In contrast to the restrictions implicit in this model, the new pop-cultural nationalism manifest in the production and reception of MTV India images seems to provide a strategic rhetorical means for middle-class women to assert their independence by participating in the patriotically inflected project of globalizing the local and localizing the global. Strongly evident as we pursued our inquiry was that informants perceived the images of women on channels like MTV India as a challenge to the discourses of purity, patrilineality, and authenticity that characterize older nationalist constructions of the "Home." By providing images of "worldly" women who are at the same time understood to be fully "Indian," MTV India is understood to help legitimate women's claims to equal participation in realms beyond the domestic.14

In what follows, we will first examine the images themselves, assessing how their formal and semiotic designs might function to reproduce or challenge existing gender relations. We will then proceed to consider how middle-class young women engage with these images.

FEMINIST ANALYSIS OF MTV IMAGES IN THE U.S.A.

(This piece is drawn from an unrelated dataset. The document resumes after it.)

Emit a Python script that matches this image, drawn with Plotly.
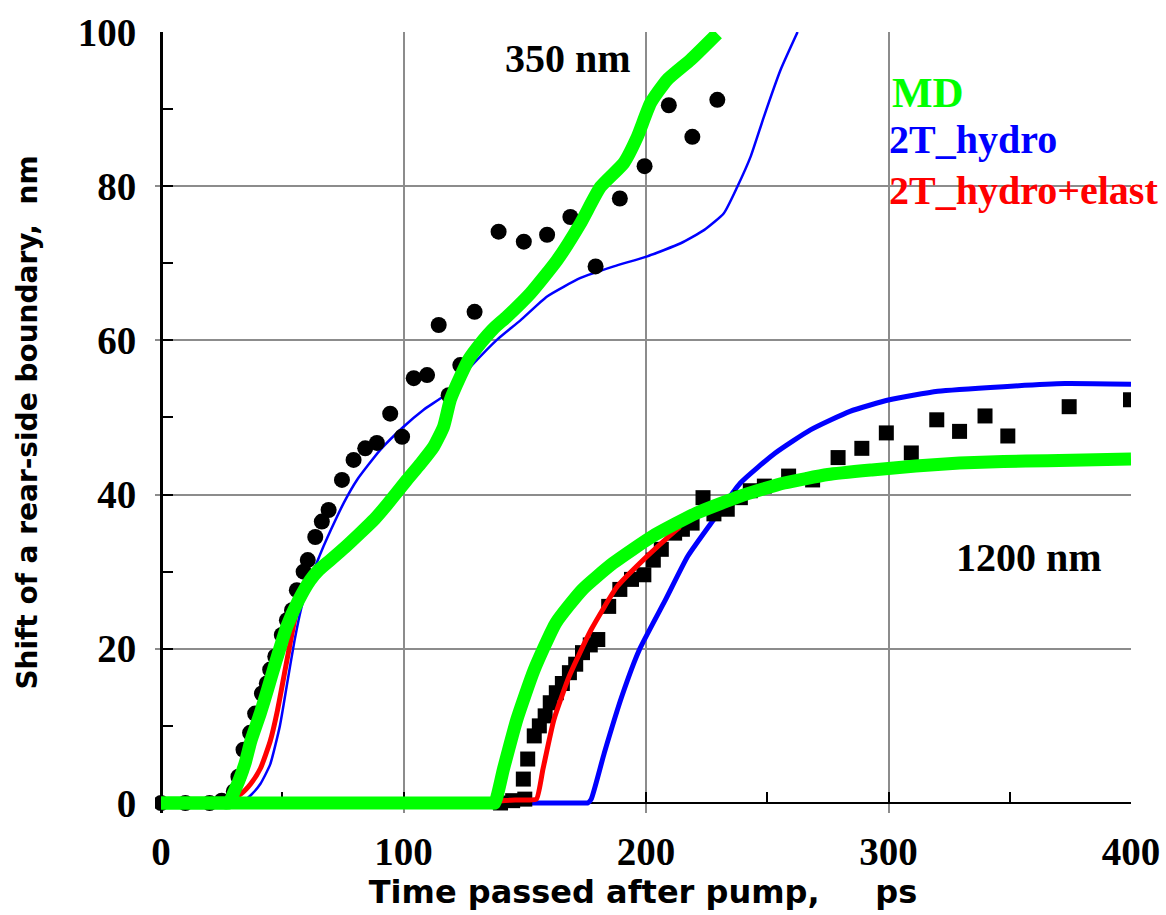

To create a point of departure, it is useful to look at studies already done on MTV content in the West, to see if Indian MTV content differs at all. Although MTV in the United States does have a department that views videos for objectionable content, targeting drug use, excessive alcohol consumption, and sex,15 female images depicted on the channel in the United States show that MTV is far from achieving a "gender-balanced communication," where representations of the female are not vastly diminished beings. Though male rap artists have helped to lessen the domination by white men, historically MTV in the United States has foregrounded white male characters at the expense of women and minorities.16

In music video narratives, women are consistently "put down" and "kept in place," and caricatures of traditional personality attributes for gender are employed-for example, men are more aggressive and violent; women are more affectionate and fearful.17 Stereotypes of gender occupations distort reality, with women portrayed as cheerleaders, secretaries, fashion models, and telephone operators. In most cases women are not portrayed as involved in the production of music but are frequently positioned as dancers, sometimes as back-up singers, or as simply present, surrounding the male artist.18 The constant repetition of these roles means that women accept that success or stardom comes from being models or dancers,19 or more generally, objects for male entertainment.